On can be a preposition, adverb, or adjective depending on the context. On is not a conjunction or a verb. On is most commonly used as a preposition of time or place.
On can be used in a lot of different situations and contexts but it is mostly used as a preposition.
On as a preposition
A preposition in English is a part of speech that shows the relationship between a noun and another part of the sentence.
We often use on for surfaces when talking about physical spaces and days when talking about time.
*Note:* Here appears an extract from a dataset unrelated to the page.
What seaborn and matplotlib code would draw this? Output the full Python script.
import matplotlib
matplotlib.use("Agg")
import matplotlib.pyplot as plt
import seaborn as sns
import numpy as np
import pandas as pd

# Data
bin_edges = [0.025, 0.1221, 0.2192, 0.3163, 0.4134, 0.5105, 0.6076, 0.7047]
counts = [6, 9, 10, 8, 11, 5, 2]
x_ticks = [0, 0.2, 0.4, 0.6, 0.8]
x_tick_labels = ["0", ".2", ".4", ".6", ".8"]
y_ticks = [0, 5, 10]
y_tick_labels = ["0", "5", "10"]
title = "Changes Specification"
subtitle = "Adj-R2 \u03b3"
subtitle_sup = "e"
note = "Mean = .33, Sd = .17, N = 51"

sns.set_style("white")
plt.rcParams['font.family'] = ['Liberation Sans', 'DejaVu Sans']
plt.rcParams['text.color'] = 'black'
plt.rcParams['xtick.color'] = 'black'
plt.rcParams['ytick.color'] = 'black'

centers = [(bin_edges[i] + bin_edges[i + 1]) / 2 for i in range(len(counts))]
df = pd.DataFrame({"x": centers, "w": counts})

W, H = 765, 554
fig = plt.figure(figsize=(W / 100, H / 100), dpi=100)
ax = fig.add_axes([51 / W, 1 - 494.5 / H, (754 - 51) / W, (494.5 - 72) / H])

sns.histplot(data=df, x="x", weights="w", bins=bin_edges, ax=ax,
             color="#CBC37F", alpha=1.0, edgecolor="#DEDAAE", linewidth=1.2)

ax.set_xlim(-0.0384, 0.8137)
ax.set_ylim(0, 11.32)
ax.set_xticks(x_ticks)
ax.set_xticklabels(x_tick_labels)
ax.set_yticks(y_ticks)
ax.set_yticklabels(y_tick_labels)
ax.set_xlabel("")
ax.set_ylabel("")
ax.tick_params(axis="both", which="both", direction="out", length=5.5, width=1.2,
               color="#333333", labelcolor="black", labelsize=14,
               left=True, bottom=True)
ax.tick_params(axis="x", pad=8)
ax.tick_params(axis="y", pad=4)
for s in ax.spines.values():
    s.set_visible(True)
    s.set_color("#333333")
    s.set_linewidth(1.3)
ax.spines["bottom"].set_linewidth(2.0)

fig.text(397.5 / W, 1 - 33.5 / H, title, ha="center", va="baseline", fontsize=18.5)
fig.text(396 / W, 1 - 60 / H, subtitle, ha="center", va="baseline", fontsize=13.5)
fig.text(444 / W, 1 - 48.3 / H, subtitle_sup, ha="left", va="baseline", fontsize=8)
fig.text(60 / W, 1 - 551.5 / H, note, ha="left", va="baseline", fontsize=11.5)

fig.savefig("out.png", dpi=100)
On can be used as a preposition in the following situations
Physically in contact with, supported by something, or cover something
We use on for situations where one object touches another object and the first object supports the second object. This can be in any direction( from the floor, from the wall, from the ceiling). We also use it when we talk about technology because a lot of technology uses comes in the form of a surface of a screen.
I sat down on the chair.
I put the cup on the kitchen counter.
I watched the movie on T.V.
I study English on Youtube
I put the painting on the wall.
I put the paint on the canvas.
He has a scar on his leg.
You need to put your coat on.
Put the tinfoil on the pork chops.
Express the medium through which something happens.
I called her on the telephone.
I payed for it on my credit card.
She was drunk on wine.
We also use on when we want to express the current state of a process.
She put me on hold.
That argument is on point.
He is on episode 5 of the T.V series.
There are other informal uses of on that is used as a preposition including the following
The dinner is on me.(paid for by me)
I have no money on me.(I have no money with me now)
ON as an adverb
On can also be used as an adverb. It is less common to use as an adverb. Remember, an adverb is a word used to modify(change the meaning) a verb.
In the example above, on modifies the verb because it adds more meaning to the verb(where to put the scarf)
On is used as an adverb in the following situations:
To cover your body or other surfaces
You need to put your scarf on.
He had nothing on.
Put the lid back on.
Sew the button back on.
When something is starting to operate
You need to turn it on with your voice.
Put on the radio.
You left the light on.
When something is continuing or not stopping.
She goes on and on and on.(she doesn’t stop talking)
You need to keep on trying.
The show must go on.
I will see you later on.
You walk on, I will catch up.
It was difficult from that point on.
When you use transport
I got on the bus at the first stop.
You need to get on the plane!
You need to climb up on the horse yourself.
When you are performing
I am on stage in 30 seconds.
He is always on(behaving in a way that is entertaining)
When something is happening or planned
I have a lot going on in my life at the moment.
When is the World Cup on?
When to use on as an adjective
On can also be used as an adjective. An adjective describes a noun.
In the example above, we describe the man.
Can you make sure that the lid is on?
In this example, on is used to add more information about the noun “lid”(the current status of the lid)
You are on! (Used in the children’s game tag)
That is not on.(unacceptable)
That shot is not on. (not possible, in this example snooker)
You’re on! (I make a bet with you)
Are we still on for dinner this evening? (Is our agreement still true)
In the above examples, on is used to describe the situation and changes the meaning of a noun. This is often implied by native English speakers.
On is used in the following situations
- When it connects a noun to another part of the sentence(preposition)
- When it modifies a verb(adverb)
- When it describes a noun( adjective)
It is not used as a conjunction or as a verb. It can be part of a phrasal verb when we combine a verb and an adverb/preposition together.
It can be difficult to understand when we use on as a preposition or an adverb or an adjective. In old English grammar, it was not possible to end a sentence with a preposition, therefore on is an adverb in the sentence, He put his coat on. The definition of a phrasal verb is disputed often, so the most important thing is to be able to use them correctly.